The Utility of Pre-emptive Pharmacogenomic Testing

A recent survey of more than 73 million patient records in the U.S. recently showed the potential for pre-emptive pharmacogenomic testing to improve treatment, reduce adverse drug reactions and reduce overall healthcare costs. The study speaks to the potential utility of running the test once and having the drug gene interaction information on hand to predict future response to new medications as they are prescribed for an individual.

The number of medications for which pharmacogenomic testing is valuable is continually increasing, suggesting the economic and treatment utility would only continue to increase. The study also points out, however, that “a current barrier to the widespread adoption of pharmacogenomic testing is the lack of information on how to implement it in an efficient and economic manner.” Removing that barrier is exactly the mission of RxGenomix.

More From the Study

“Pre-emptive pharmacogenomic (PGx) testing of a panel of genes may be easier to implement and more cost-effective than reactive pharmacogenomic testing if a sufficient number of medications are covered by a single test and future medication exposure can be anticipated.

In total, 73 024 095 patient records from private insurance, Medicare Supplemental and Medicaid were included.

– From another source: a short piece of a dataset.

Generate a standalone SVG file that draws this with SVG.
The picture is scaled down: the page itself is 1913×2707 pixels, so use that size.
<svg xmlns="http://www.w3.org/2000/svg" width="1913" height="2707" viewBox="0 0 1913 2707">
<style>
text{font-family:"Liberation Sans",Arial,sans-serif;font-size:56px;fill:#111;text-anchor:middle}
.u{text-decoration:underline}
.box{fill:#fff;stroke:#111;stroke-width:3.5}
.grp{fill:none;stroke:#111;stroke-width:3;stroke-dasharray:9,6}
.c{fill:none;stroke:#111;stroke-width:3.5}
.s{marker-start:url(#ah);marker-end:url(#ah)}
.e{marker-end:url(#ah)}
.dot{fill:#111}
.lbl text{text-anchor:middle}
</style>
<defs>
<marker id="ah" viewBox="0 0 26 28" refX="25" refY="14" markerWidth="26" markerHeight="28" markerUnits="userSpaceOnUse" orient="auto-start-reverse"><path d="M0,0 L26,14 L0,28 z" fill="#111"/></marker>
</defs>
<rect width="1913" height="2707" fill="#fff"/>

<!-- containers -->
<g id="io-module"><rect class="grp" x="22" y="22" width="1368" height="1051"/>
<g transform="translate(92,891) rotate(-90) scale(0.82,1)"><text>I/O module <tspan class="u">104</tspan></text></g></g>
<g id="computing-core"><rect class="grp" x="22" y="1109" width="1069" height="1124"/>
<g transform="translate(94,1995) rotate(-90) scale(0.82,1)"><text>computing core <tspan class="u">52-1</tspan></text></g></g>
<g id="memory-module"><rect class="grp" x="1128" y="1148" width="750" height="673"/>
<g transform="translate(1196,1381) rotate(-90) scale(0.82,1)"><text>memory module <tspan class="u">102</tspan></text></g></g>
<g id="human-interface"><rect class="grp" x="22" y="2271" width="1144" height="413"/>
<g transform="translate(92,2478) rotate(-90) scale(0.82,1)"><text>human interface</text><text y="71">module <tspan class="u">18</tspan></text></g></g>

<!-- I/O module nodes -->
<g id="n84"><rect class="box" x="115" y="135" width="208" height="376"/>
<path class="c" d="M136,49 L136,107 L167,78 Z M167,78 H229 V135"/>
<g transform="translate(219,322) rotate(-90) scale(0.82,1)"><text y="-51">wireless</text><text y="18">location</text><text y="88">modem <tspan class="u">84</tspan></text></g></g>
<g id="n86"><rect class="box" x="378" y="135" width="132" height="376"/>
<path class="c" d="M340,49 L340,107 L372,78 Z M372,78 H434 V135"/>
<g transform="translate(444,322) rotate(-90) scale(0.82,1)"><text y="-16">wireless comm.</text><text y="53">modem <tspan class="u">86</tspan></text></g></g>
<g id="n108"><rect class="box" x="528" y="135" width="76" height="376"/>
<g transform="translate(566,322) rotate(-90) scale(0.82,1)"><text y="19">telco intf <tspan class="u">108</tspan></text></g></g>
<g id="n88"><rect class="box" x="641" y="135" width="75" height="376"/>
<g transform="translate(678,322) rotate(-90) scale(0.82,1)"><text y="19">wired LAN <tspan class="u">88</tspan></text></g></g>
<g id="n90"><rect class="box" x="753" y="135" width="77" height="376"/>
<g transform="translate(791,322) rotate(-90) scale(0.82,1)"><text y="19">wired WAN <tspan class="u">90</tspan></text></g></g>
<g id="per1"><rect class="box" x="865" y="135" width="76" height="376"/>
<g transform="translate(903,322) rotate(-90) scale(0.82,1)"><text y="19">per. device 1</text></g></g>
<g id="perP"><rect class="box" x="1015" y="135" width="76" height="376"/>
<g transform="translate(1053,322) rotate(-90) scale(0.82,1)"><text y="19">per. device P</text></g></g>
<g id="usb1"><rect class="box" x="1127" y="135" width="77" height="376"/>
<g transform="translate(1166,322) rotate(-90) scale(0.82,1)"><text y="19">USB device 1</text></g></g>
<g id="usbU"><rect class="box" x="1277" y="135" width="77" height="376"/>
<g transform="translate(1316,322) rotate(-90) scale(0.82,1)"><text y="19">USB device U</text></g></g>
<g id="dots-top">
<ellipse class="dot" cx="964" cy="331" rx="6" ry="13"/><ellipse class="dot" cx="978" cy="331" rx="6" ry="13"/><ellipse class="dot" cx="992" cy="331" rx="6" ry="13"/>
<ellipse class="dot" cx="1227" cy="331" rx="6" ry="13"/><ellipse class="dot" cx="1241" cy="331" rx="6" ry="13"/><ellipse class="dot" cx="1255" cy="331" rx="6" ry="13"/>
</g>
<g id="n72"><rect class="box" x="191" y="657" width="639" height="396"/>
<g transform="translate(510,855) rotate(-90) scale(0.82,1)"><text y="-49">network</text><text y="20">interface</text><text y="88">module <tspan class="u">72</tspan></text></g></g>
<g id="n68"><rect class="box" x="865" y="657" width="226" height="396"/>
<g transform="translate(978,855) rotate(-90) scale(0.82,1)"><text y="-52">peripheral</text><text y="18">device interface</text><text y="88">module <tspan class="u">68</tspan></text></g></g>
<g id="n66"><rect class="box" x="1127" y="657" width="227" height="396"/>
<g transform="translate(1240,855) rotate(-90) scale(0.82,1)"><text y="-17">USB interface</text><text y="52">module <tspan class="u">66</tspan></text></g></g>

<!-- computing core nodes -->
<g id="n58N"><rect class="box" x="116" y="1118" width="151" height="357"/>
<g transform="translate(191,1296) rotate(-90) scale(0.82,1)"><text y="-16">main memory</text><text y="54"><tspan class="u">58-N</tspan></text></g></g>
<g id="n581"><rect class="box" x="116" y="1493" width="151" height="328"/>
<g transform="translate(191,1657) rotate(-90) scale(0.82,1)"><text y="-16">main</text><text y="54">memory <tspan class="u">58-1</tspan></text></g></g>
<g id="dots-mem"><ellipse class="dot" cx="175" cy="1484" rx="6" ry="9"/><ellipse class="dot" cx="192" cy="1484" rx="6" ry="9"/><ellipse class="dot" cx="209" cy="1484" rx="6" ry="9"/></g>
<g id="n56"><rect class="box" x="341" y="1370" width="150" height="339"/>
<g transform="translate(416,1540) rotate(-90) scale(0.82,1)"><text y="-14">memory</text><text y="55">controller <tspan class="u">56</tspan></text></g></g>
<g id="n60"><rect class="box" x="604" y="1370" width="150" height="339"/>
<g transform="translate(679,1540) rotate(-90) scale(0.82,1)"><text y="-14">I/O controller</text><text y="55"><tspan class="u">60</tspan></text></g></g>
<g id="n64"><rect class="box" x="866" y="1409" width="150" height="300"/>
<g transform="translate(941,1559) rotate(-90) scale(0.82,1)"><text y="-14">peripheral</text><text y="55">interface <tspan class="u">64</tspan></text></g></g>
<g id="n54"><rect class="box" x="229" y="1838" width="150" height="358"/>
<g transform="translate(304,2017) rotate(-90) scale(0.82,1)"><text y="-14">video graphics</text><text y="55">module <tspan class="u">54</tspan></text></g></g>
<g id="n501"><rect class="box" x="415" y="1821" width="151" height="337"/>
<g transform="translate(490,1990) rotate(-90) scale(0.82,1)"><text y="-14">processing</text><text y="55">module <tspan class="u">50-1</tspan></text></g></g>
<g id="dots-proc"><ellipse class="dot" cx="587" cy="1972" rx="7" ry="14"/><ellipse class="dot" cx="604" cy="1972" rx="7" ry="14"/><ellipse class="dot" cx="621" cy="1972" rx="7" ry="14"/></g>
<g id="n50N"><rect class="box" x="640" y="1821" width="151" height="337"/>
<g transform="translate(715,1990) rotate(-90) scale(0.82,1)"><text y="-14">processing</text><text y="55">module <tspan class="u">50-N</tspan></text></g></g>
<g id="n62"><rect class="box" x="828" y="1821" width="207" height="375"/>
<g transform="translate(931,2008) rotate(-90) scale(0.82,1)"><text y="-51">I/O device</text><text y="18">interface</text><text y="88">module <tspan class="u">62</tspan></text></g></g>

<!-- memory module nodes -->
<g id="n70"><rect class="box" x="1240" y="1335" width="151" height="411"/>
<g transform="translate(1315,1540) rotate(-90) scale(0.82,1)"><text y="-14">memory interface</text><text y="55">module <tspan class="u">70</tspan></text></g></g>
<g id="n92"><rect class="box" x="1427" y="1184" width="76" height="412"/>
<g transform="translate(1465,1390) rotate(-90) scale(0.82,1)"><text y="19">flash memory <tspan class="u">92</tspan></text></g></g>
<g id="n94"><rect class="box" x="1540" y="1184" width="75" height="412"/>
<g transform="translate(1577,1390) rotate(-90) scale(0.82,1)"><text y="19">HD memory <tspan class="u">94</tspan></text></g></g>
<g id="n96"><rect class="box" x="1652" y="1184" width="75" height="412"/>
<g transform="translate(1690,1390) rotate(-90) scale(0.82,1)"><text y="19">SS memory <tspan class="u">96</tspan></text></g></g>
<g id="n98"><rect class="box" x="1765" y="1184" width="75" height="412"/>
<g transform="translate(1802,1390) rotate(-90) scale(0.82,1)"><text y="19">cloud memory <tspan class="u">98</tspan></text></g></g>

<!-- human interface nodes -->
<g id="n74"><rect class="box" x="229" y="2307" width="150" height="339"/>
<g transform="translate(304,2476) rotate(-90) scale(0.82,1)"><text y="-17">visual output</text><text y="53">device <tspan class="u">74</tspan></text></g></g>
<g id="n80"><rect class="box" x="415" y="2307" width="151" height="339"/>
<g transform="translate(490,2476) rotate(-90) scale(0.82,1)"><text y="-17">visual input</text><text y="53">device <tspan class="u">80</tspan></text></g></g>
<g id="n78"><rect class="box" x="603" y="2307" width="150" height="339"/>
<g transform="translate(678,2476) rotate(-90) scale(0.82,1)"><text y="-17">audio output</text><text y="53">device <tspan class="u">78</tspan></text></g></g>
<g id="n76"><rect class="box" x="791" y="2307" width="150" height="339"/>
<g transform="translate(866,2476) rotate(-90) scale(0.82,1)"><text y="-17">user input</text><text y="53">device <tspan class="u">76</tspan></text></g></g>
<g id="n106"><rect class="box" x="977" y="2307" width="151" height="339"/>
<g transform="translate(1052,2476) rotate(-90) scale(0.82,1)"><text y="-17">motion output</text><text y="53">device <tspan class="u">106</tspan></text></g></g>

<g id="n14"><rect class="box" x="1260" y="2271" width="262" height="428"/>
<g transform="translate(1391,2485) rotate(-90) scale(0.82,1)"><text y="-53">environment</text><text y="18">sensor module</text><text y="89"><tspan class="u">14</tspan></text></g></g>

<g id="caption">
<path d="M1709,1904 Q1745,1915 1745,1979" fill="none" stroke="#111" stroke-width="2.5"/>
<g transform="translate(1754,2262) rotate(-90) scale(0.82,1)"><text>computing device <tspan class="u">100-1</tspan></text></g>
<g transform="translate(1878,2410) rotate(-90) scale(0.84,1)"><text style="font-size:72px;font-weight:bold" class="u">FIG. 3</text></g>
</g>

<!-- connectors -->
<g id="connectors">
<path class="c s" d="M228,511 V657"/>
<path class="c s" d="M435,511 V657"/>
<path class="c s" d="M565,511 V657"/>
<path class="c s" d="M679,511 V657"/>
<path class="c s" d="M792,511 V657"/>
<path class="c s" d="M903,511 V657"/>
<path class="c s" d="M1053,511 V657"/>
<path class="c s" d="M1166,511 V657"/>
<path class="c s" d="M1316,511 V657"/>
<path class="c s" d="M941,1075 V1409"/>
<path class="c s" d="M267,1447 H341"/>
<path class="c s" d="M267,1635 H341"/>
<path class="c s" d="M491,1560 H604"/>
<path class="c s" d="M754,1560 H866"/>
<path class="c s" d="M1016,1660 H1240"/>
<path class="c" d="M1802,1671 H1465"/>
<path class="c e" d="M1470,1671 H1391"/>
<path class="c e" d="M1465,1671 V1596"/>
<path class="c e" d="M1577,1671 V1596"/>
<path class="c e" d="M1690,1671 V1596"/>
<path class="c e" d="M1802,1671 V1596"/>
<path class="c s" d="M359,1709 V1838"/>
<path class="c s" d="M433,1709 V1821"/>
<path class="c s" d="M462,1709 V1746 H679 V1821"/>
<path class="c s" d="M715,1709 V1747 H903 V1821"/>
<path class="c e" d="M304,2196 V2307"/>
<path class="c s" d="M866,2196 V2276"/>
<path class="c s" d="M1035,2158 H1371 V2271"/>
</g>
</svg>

Patients enrolled in Medicare Supplemental age > = 65 or Medicaid age 40–64 had the highest incidence of PGx drug use, with approximately half of the patients receiving at least one PGx drug during the 4 year period and one fourth to one third of patients receiving two or more PGx drugs. These data suggest that exposure to multiple PGx drugs is common and that it may be beneficial to implement wide-scale pre-emptive genomic testing. “

“Ineffective medicinal treatments and drug-associated adverse events place a significant burden on modern healthcare systems. Pharmacogenomic testing of patients prior to treatment initiation might help address these issues by tailoring pharmacotherapy to individual patientneeds. Unfortunately, a current barrier to the widespread adoption of pharmacogenomic testing is the lack of information on how to implement it in an efficient and economic manner within clinical workflows. Among potential implementation scenarios, ‘pre-emptive’ population-based pharmacogenomic testing is a promising strategy. In pre-emptive testing, a panel of pharmacogenomic markers is tested once, and the test results are stored to optimize drug treatment in later patient care.”

“To our knowledge, this is the first analysis to use large claims datasets to examine the potential for pre-emptive pharmacogenomics testing by examining the incidence of exposure to multiple PGx drugs in different patient populations. However, deriving incidence data is only the first step toward a detailed health economic analysis that predicts the impact of different pre-emptive PGx testing scenarios in different regions and care settings on the quality of care, total costs and cost savings.”